Mme Boluarte, qui cristallise sur sa personne une partie du mécontentement, s’était déjà engagée dimanche à les avancer de 2026 à avril 2024, sans pour autant enrayer les protestations. Elle est elle même concernée par la mesure : son mandat court théoriquement jusqu’en 2026, M. Castillo ayant élu en 2021 pour cinq ans.
Outre la libération de M. Castillo, les manifestations qui se poursuivaient mercredi exigent la démission de la présidente, issue du même parti radical de gauche que lui, et la dissolution du Parlement.
Le mobilisation restait forte
Le mobilisation restait forte mercredi avec de nombreuses routes bloquées, selon les images des télévisions locales. La police avait mardi soir comptabilisé des rassemblements dans 14 des 24 régions du pays. La partie sud du pays, notamment la zone touristique de Cuzco, et celle au nord restent les zones les plus touchées par les manifestations.
Le train reliant Cuzco et la citadelle inca du Machu Picchu, le joyau touristique du Pérou, est suspendu depuis mardi, a annoncé l’opérateur Peru Rail, alors que la police a fait usage de gaz lacrymogènes.
De nombreux touristes sont bloqués sur le site, selon le maire de Machu Picchu, Darwin Baca, qui demande assistance pour les évacuer.
Les aéroports de Cuzco mais aussi Juliaca (sud) et Puno près de la Bolivie ont été fermés mercredi « par précaution ».
À Arequipa, deuxième ville du pays, les militaires protégeaient l’aéroport et les bâtiments public pour dissuader d’éventuelles attaques.
A Lima, à l’image des derniers jours, des échauffourées ont eu lieu mardi en soirée entre policiers et manifestants près du Parlement.
La détention provisoire de l’ex-président M. Castillo
L’ancien président restera en prison dans sa caserne située à l’est de la capitale. Le juge Juan Checkley, qui devait statuer mercredi sur une demande de détention préventive de 18 mois déposée par le Parquet pendant la nuit, a accordé un délai à la défense qui a assuré ne pas avoir tous les documents nécessaires.
Mais il a maintenu le président en détention pour 48 heures supplémentaires.
La Cour suprême avait ordonné le 7 décembre la détention provisoire de M. Castillo pour sept jours. Il devait en théorie sortir mercredi à 13h42 locale (18h42 GMT).

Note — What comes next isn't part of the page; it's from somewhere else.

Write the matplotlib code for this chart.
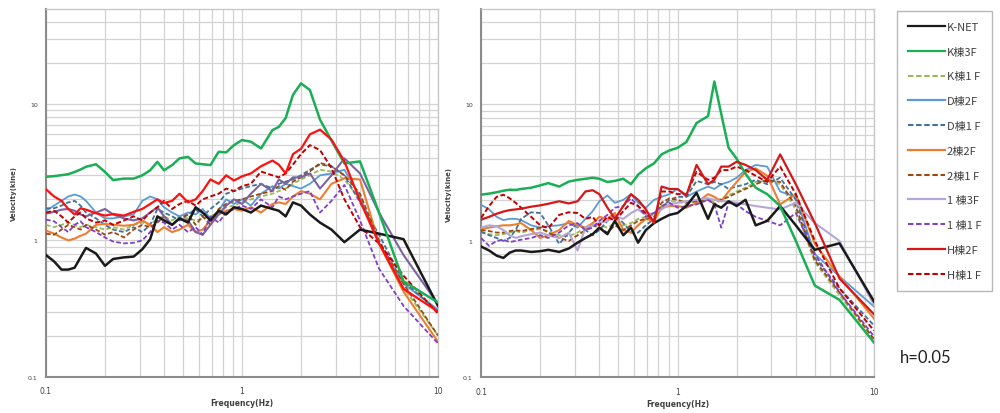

L’ex-président, qui avait juré « je ne renoncerai jamais » la veille lors d’une précédente audience, avait appelé ses partisans à l’accueillir à sa sortie de prison.
« Ça suffit ! L’outrage, l’humiliation et les mauvais traitements se poursuivent. Aujourd’hui, il me privent à nouveau de liberté pour 18 mois. Je demande à la CIDH (Commission interaméricaine des droits de l’Homme) d’intercéder pour mes droits et ceux de mes frères et soeurs péruviens qui demandent justice », a-t-il écrit sur son compte Twitter officiel.
« Je vous tiens, juges et procureurs, responsables de ce qui se passe dans le pays. ‘Seul le peuple sauve le peuple’, » conclut-il.
Devant la caserne où il est détenu à Até, une centaine de personnes scandaient des slogans en sa faveur.
« Nous resterons ici jusqu’à ce que notre président sorte et retourne à son fauteuil présidentiel au Palais », promet Roxana Figueroa, 59 ans, assistante sociale.
Le 7 décembre, M. Castillo, 53 ans, avait ordonné la dissolution du Parlement qui avait peu après voté, à une large majorité, sa destitution pour « incapacité morale ». Il avait tenté de trouver refuge dans l’ambassade du Mexique avant d’être arrêté.